Jérôme d’Ambrosio legde vandaag meer dan een raceafstand af en had na de tweede training een achterstand van zes tienden op Kimi Räikkönen. Het was de Belg echter vooral om het rijden van rondjes te doen.

“Het ging op zich wel goed”, zei hij na afloop. “Ik ben natuurlijk blij dat ik weer rijd maar het is niet makkelijk om vlak voor een race een stoeltje op te vullen. Ik moet nu van alles in me opnemen. Het is lastig om op Monza de limiet te vinden.”

“We hebben ons programma afgewerkt. Ik heb veel ronden gereden, dus dat is een goede start. Het is lastig om in te schatten waar ik ten opzichte van de rest sta. Ik weet dat ik mij gestaag heb verbeterd. Dat wil ik morgen ook doen. Tot nu toe gaat het in ieder geval wel goed.”

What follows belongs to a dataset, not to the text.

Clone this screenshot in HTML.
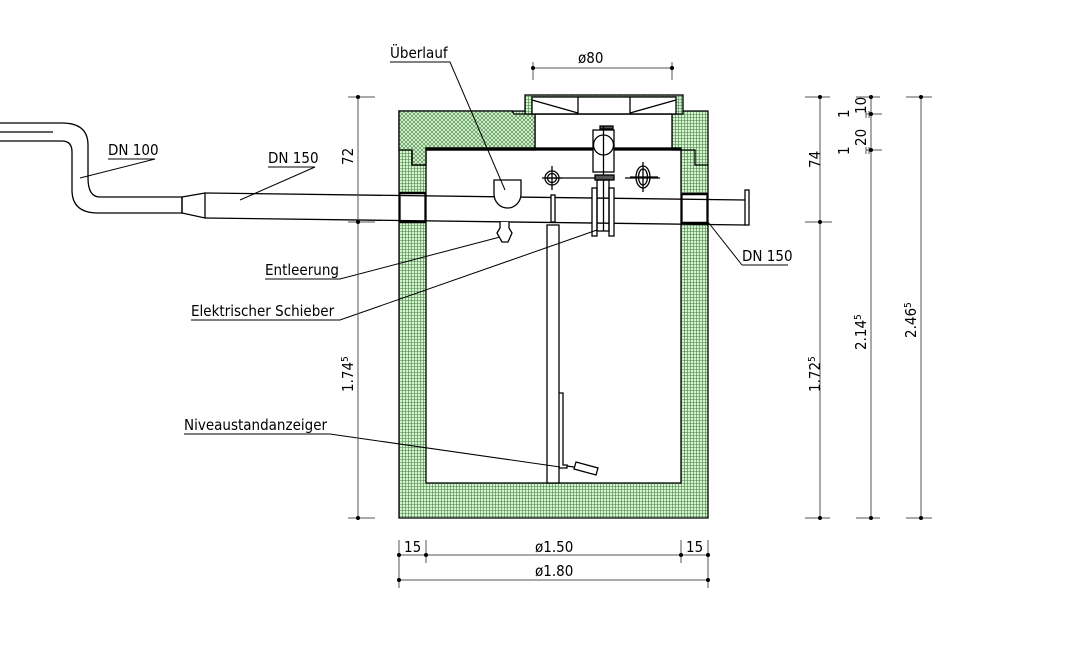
<!DOCTYPE html>
<html><head><meta charset="utf-8"><style>
html,body{margin:0;padding:0;background:#fff;}
svg{display:block;}
text{font-family:"DejaVu Sans Condensed","Liberation Sans Narrow","Liberation Sans",sans-serif;font-size:15px;fill:#000;}
</style></head><body>
<svg width="1082" height="660" viewBox="0 0 1082 660" xmlns="http://www.w3.org/2000/svg">
<defs>
<pattern id="grid" width="3" height="3" patternUnits="userSpaceOnUse">
<rect width="3" height="3" fill="#d2f7cc"/>
<path d="M0 0.5H3M0.5 0V3" stroke="#4a7a4a" stroke-width="0.6"/>
</pattern>
<pattern id="hatch" width="4" height="4" patternUnits="userSpaceOnUse">
<rect width="4" height="4" fill="#d2f7cc"/>
<path d="M0 0L4 4M4 0L0 4" stroke="#4a7a4a" stroke-width="0.6"/>
</pattern>
</defs>
<g stroke="#000" stroke-width="1.3" fill="none">
<path d="M399 111H535V150H426V483H681V150H672V111H708V518H399Z" fill="url(#grid)"/>
<path d="M399 111H512L514 114H535V148H426V165H412V150H399Z" fill="url(#hatch)"/>
<rect x="426" y="148" width="255" height="2" fill="#000"/>
<path d="M412 150V165H426M681 150H695V165H708" />
<rect x="525" y="95" width="158" height="19" fill="url(#grid)"/>
<rect x="532" y="97" width="144" height="17" fill="#fff"/>
<path d="M532 100L578 113M676 100L630 113M578 97V114M630 97V114"/>
<line x1="535" y1="114" x2="672" y2="114"/>
<rect x="400" y="193" width="25" height="29" fill="#fff"/>
<rect x="682" y="194" width="25" height="29" fill="#fff"/>
<path d="M400 193H426M400 222H426M682 194H708M682 223H708" stroke-width="2.5"/>
<path d="M205 193L745 200M205 218L745 225" />
<path d="M0 123H62Q88 123 88 145V178Q88 197 100 197H182V213H98Q72 213 72 190V152Q72 141 62 141H0M0 132H53"/>
<path d="M182 197L205 193V218L182 213Z"/>
<rect x="745" y="190" width="4" height="35" fill="#fff"/>
<path d="M494 180H521V194A13.5 14 0 0 1 494 194Z" fill="#fff"/>
<path d="M500 222V228L497 233L502 242H508L512 233L509 228V222" fill="#fff"/>
<rect x="551" y="195" width="4" height="27" fill="#fff"/>
<rect x="547" y="225" width="12" height="258" fill="#fff"/>
<path d="M559 393H563V465H567V468H559"/>
<path d="M567 466L574 467M576 462L598 468L596 475L574 469Z" fill="#fff"/>
<rect x="593" y="130" width="21" height="42" fill="#fff"/>
<circle cx="603.5" cy="145" r="10"/>
<rect x="600" y="126" width="13" height="3" fill="#555"/>
<line x1="603.5" y1="126" x2="603.5" y2="231"/>
<rect x="595" y="175" width="19" height="5" fill="#555"/>
<rect x="592" y="188" width="5" height="48" fill="#fff"/>
<rect x="609" y="188" width="5" height="48" fill="#fff"/>
<rect x="597" y="180" width="12" height="51" fill="none"/>
<line x1="545" y1="178" x2="595" y2="178"/>
<line x1="625" y1="178" x2="660" y2="178"/>
<circle cx="552" cy="178" r="7"/><circle cx="552" cy="178" r="4.5"/>
<path d="M542 178H562M552 166V190"/>
<ellipse cx="643" cy="177" rx="7" ry="11"/><ellipse cx="643" cy="177" rx="4.5" ry="8"/>
<path d="M630 177H658M643 162V192"/>
</g>
<g stroke="#000" stroke-width="1" fill="none">
<path d="M390 62H450L505 190"/>
<path d="M108 159H155L80 178"/>
<path d="M268 167H315L240 200"/>
<path d="M265 279H340L500 237"/>
<path d="M191 320H340L597 230"/>
<path d="M184 434H330L560 467"/>
<path d="M742 265H788M742 265L708 222"/>
</g>
<g stroke="#555" stroke-width="1" fill="none">
<path d="M358 97V518M348 97H375M348 222H375M348 518H375"/>
<path d="M820 97V518M805 97H830M805 222H832M805 518H830"/>
<path d="M871 97V518M856 97H880M856 518H880M866 114H882M866 150H882M866 111V118M869 111V118M866 147V154M869 147V154"/>
<path d="M921 97V518M906 97H932M906 518H932"/>
<path d="M533 68H672M533 62V80M672 62V80"/>
<path d="M399 555H708M399 540V588M426 540V563M681 540V563M708 540V588M399 580H708"/>
</g>
<g fill="#000">
<circle cx="358" cy="97" r="2"/><circle cx="358" cy="222" r="2"/><circle cx="358" cy="518" r="2"/>
<circle cx="820" cy="97" r="2"/><circle cx="820" cy="222" r="2"/><circle cx="820" cy="518" r="2"/>
<circle cx="871" cy="97" r="2"/><circle cx="871" cy="114" r="2"/><circle cx="871" cy="150" r="2"/><circle cx="871" cy="518" r="2"/>
<circle cx="921" cy="97" r="2"/><circle cx="921" cy="518" r="2"/>
<circle cx="533" cy="68" r="2"/><circle cx="672" cy="68" r="2"/>
<circle cx="399" cy="555" r="2"/><circle cx="426" cy="555" r="2"/><circle cx="681" cy="555" r="2"/><circle cx="708" cy="555" r="2"/>
<circle cx="399" cy="580" r="2"/><circle cx="708" cy="580" r="2"/>
</g>
<text x="390" y="58">Überlauf</text>
<text x="578" y="63">ø80</text>
<text x="108" y="155">DN 100</text>
<text x="268" y="163">DN 150</text>
<text x="265" y="275">Entleerung</text>
<text x="191" y="316">Elektrischer Schieber</text>
<text x="184" y="430">Niveaustandanzeiger</text>
<text x="742" y="261">DN 150</text>
<text x="404" y="552">15</text>
<text x="686" y="552">15</text>
<text x="535" y="552">ø1.50</text>
<text x="535" y="576">ø1.80</text>
<text transform="translate(353,165) rotate(-90)">72</text>
<text transform="translate(353,392) rotate(-90)">1.74<tspan dy="-5" font-size="10">5</tspan></text>
<text transform="translate(820,168) rotate(-90)">74</text>
<text transform="translate(820,392) rotate(-90)">1.72<tspan dy="-5" font-size="10">5</tspan></text>
<text transform="translate(866,350) rotate(-90)">2.14<tspan dy="-5" font-size="10">5</tspan></text>
<text transform="translate(916,338) rotate(-90)">2.46<tspan dy="-5" font-size="10">5</tspan></text>
<text transform="translate(866,114) rotate(-90)">10</text>
<text transform="translate(866,146) rotate(-90)">20</text>
<text transform="translate(849,118) rotate(-90)" font-size="12">1</text>
<text transform="translate(849,155) rotate(-90)" font-size="12">1</text>
</svg>
</body></html>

Teamgenoot Kimi Räikkönen keek eveneens tevreden terug op de eerste twee vrije trainingen. “Het was wel oké. We hebben zonder problemen wat dingen uitgeprobeerd en ik ben wel te spreken over de auto. We zijn wel aardig op de lange afstand en we zaten niet ver bij de snelste tijd vandaan.”

“Je hebt hier niet veel bochten. Remmen is lastig als je met weinig neerwaartse druk rijdt. Datzelfde geldt voor het nemen van bochten. Je rijdt hier niet zomaar de perfecte ronde. Misschien verbeteren we ons morgen nog. We zien het wel.”